Now while Christian audiences may find a lot to like in the basic themes of movie in terms of mercy and love and compassion and so forth, I am willing to bet there are a few things in here that will irk some folks of faith. For instance, there is a spectacular sequence in which Noah tells the story of the creation, and the story he tells is the one in Genesis, the whole 7 days thing, but this story is told over an incredible montage that starts with the big bang and goes all the way through life on earth and evolution, from single cell organisms all the way up to primates, at which point there is a cut, and then “man is created.” So this movie almost went as far as saying that through intelligent decision humans come from apes, which just pisses off the conservative right to no end, but it does stop just short of that proclamation, and sticks with the concept of intelligent design.

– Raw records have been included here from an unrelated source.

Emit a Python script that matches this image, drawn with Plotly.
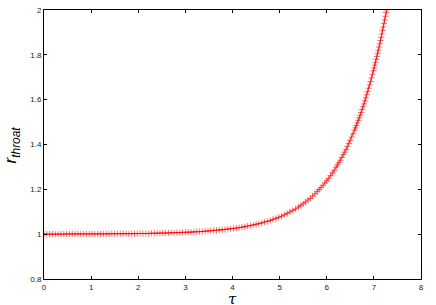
import plotly.graph_objects as go

tau = [
    0.00, 0.06, 0.12, 0.18, 0.24, 0.30, 0.36, 0.42, 0.48, 0.54,
    0.60, 0.66, 0.72, 0.78, 0.84, 0.90, 0.96, 1.02, 1.08, 1.14,
    1.20, 1.26, 1.32, 1.38, 1.44, 1.50, 1.56, 1.62, 1.68, 1.74,
    1.80, 1.86, 1.92, 1.98, 2.04, 2.10, 2.16, 2.22, 2.28, 2.34,
    2.40, 2.46, 2.52, 2.58, 2.64, 2.70, 2.76, 2.82, 2.88, 2.94,
    3.00, 3.06, 3.12, 3.18, 3.24, 3.30, 3.36, 3.42, 3.48, 3.54,
    3.60, 3.66, 3.72, 3.78, 3.84, 3.90, 3.96, 4.02, 4.08, 4.14,
    4.20, 4.26, 4.32, 4.38, 4.44, 4.50, 4.56, 4.62, 4.68, 4.74,
    4.80, 4.86, 4.92, 4.98, 5.04, 5.10, 5.16, 5.22, 5.28, 5.34,
    5.40, 5.45, 5.50, 5.55, 5.60, 5.65, 5.70, 5.75, 5.80, 5.84,
    5.88, 5.92, 5.96, 6.00, 6.04, 6.08, 6.12, 6.16, 6.20, 6.23,
    6.26, 6.29, 6.32, 6.35, 6.38, 6.41, 6.44, 6.47, 6.50, 6.53,
    6.56, 6.59, 6.61, 6.63, 6.65, 6.67, 6.69, 6.71, 6.73, 6.75,
    6.77, 6.79, 6.81, 6.83, 6.85, 6.87, 6.89, 6.91, 6.93, 6.95,
    6.97, 6.99, 7.005, 7.020, 7.035, 7.050, 7.065, 7.080, 7.095, 7.110,
    7.125, 7.140, 7.155, 7.170, 7.185, 7.200, 7.215, 7.230, 7.245, 7.260,
    7.270,
]

r_throat = [
    1.000, 1.000, 1.000, 1.000, 1.000, 1.000, 1.000, 1.000, 1.001, 1.001,
    1.001, 1.001, 1.001, 1.001, 1.001, 1.001, 1.001, 1.001, 1.001, 1.001,
    1.001, 1.001, 1.001, 1.001, 1.002, 1.002, 1.002, 1.002, 1.002, 1.002,
    1.002, 1.002, 1.002, 1.003, 1.003, 1.003, 1.003, 1.003, 1.004, 1.004,
    1.004, 1.004, 1.005, 1.005, 1.005, 1.006, 1.006, 1.007, 1.007, 1.008,
    1.008, 1.009, 1.009, 1.010, 1.011, 1.011, 1.012, 1.013, 1.014, 1.015,
    1.016, 1.017, 1.018, 1.019, 1.021, 1.022, 1.024, 1.025, 1.027, 1.029,
    1.031, 1.033, 1.036, 1.038, 1.041, 1.044, 1.047, 1.050, 1.054, 1.057,
    1.061, 1.066, 1.070, 1.075, 1.080, 1.086, 1.092, 1.099, 1.106, 1.113,
    1.121, 1.128, 1.135, 1.143, 1.152, 1.160, 1.170, 1.180, 1.190, 1.199,
    1.208, 1.218, 1.228, 1.238, 1.249, 1.261, 1.273, 1.285, 1.299, 1.309,
    1.319, 1.330, 1.342, 1.354, 1.366, 1.378, 1.392, 1.405, 1.419, 1.433,
    1.448, 1.464, 1.474, 1.485, 1.496, 1.508, 1.519, 1.531, 1.543, 1.556,
    1.568, 1.581, 1.595, 1.608, 1.622, 1.636, 1.651, 1.666, 1.681, 1.697,
    1.713, 1.729, 1.741, 1.754, 1.767, 1.780, 1.793, 1.807, 1.821, 1.835,
    1.849, 1.864, 1.878, 1.893, 1.909, 1.924, 1.940, 1.956, 1.972, 1.989,
    2.000,
]

x_ticks = [0, 1, 2, 3, 4, 5, 6, 7, 8]
x_tick_labels = ["0", "1", "2", "3", "4", "5", "6", "7", "8"]
y_ticks = [0.8, 1.0, 1.2, 1.4, 1.6, 1.8, 2.0]
y_tick_labels = ["0.8", "1", "1.2", "1.4", "1.6", "1.8", "2"]

fig = go.Figure()
fig.add_trace(go.Scatter(
    x=tau, y=r_throat,
    mode="lines+markers",
    line=dict(color="rgb(255,0,0)", width=0.8),
    marker=dict(symbol="cross-thin", size=4.5, color="rgba(255,0,0,0.55)",
                line=dict(color="rgba(255,0,0,0.55)", width=1)),
    showlegend=False,
))

axis_common = dict(
    showline=True, linecolor="black", linewidth=1, mirror="ticks",
    ticks="inside", ticklen=3, tickcolor="black", tickwidth=1,
    showgrid=False, zeroline=False, automargin=False,
    tickfont=dict(family="Liberation Sans, Arial, sans-serif", size=8, color="#222"),
)

fig.update_layout(
    width=436, height=305,
    margin=dict(l=44, r=15, t=10, b=26),
    paper_bgcolor="white", plot_bgcolor="white",
    xaxis=dict(range=[0, 8], tickvals=x_ticks, ticktext=x_tick_labels, **axis_common),
    yaxis=dict(range=[0.8, 2.0], tickvals=y_ticks, ticktext=y_tick_labels, **axis_common),
    annotations=[
        dict(text="<i>r</i><sub><i>throat</i></sub>", xref="paper", yref="paper",
             x=-0.085, y=0.5, xanchor="center", yanchor="middle", textangle=-90,
             showarrow=False,
             font=dict(family="Liberation Sans, Arial, sans-serif", size=17, color="black")),
        dict(text="<i>τ</i>", xref="paper", yref="paper",
             x=0.5, y=-0.032, xanchor="center", yanchor="top", showarrow=False,
             font=dict(family="DejaVu Serif, serif", size=15, color="black")),
    ],
)

fig.write_html(
    "out.html",
    config={"displayModeBar": False},
    post_script="document.body.style.margin='0';document.body.style.overflow='hidden';",
)
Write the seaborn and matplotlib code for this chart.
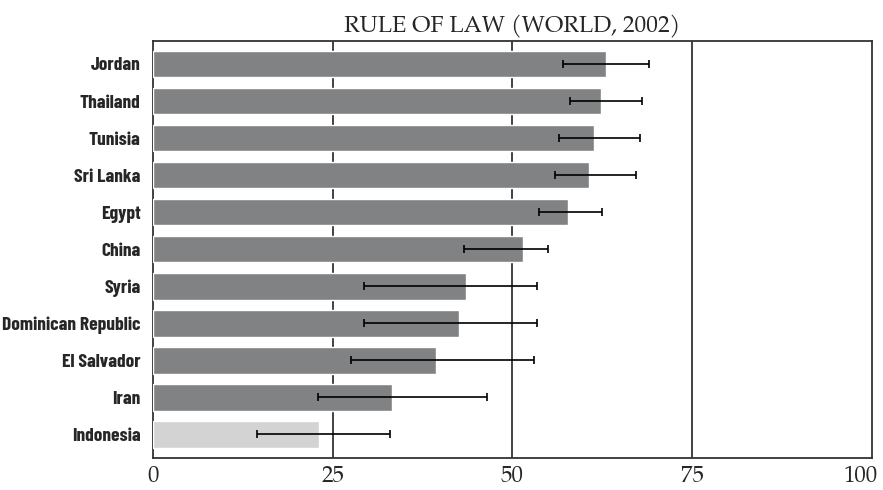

Then there is this whole deal about how Noah was apparently a green living hippie bastard. When one of his kids picks a flower because it is pretty, Noah admonishes him, telling him that they only take what they need and leave the rest the way it is. Man Noah would hate Valentine’s Day. And floral shops. Then Noah explains to his kids that some of the evil men like to eat meat because they believe it makes them stronger. Maybe Noah doesn’t know about proteins and stuff like that? Anyway he totally presents meat eating as a bad thing, and this idea is reinforced later when the evil King is shown eating a random animal, claiming he “needs to get his strength up,” though how biting the head off a living snake would accomplish that I have no idea. Would most Christians and Bible believers (Bible-lievers?) take to the idea of Noah as the first conservationist and vegetarian advocate?
But those things aside, as long as folks can get past the weird rock monster things that have been hidden from all marketing and advertisements for this movie, they may find the rest of “Noah” to be quite admirable thematically, as it promotes virtues such as integrity, fidelity, mercy and compassion in a world rife with evil and corruption. It also helps that it is a well made, epic movie, with sweeping visuals and very emotional story that does its best to humanize this story as well as Noah himself, making this ancient tale seem more immediate and relatable.
It is what people would have expected from a movie about Noah? Hell no. And that’s what makes the movie work, how wonderfully weird and off center and strange it gets, and how much it embraces the more fantastic and supernatural elements and how it sticks to its guns and gives us the Noah movie we didn’t know we wanted but in fact we really did.